Task objective:
Which lines contain the word "document"? Return each of them as written.

Information given:
-- Begin --
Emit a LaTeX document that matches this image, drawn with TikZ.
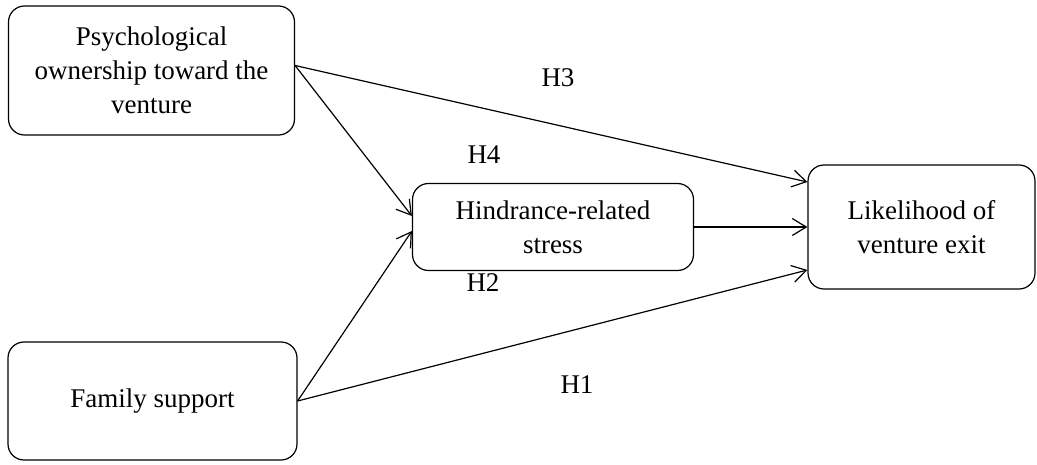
-- End --
-- Begin --
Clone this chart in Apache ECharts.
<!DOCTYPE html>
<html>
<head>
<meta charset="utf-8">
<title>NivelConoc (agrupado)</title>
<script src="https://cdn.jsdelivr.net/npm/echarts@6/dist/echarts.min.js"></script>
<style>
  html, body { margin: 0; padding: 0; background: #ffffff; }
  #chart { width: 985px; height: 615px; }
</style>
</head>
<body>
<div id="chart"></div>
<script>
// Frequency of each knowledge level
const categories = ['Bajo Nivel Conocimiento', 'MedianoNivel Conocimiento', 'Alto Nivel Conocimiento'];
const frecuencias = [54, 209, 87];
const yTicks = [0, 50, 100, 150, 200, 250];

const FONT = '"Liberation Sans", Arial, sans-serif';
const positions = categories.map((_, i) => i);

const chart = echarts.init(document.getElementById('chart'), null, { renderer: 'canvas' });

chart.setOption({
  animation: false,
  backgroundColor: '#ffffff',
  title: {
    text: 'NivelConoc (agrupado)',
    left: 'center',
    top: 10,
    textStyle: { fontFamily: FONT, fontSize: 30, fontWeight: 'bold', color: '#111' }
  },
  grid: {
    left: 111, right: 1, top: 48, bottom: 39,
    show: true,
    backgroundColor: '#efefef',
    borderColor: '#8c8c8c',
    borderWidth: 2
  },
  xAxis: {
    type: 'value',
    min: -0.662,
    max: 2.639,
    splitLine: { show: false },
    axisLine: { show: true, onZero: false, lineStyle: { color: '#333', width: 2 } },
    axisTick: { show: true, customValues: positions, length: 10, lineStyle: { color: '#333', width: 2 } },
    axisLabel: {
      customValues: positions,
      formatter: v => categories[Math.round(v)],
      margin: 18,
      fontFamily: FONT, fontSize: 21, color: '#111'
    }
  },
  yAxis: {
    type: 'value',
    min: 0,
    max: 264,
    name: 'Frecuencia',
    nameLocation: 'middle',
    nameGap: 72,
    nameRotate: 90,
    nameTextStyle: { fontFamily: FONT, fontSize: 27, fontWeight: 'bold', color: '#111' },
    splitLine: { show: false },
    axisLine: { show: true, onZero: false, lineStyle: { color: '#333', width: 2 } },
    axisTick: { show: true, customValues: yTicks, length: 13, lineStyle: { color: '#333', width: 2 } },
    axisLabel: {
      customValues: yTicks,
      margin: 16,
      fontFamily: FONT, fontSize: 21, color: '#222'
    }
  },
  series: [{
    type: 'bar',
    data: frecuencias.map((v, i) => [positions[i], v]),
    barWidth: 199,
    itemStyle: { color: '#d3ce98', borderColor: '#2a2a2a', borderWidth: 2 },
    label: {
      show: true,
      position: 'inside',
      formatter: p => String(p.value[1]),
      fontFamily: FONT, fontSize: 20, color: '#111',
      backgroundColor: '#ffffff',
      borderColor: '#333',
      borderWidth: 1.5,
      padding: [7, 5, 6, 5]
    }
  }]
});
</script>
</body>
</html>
-- End --
Result for this exercise:
Emit a LaTeX document that matches this image, drawn with TikZ.
const chart = echarts.init(document.getElementById('chart'), null, { renderer: 'canvas' });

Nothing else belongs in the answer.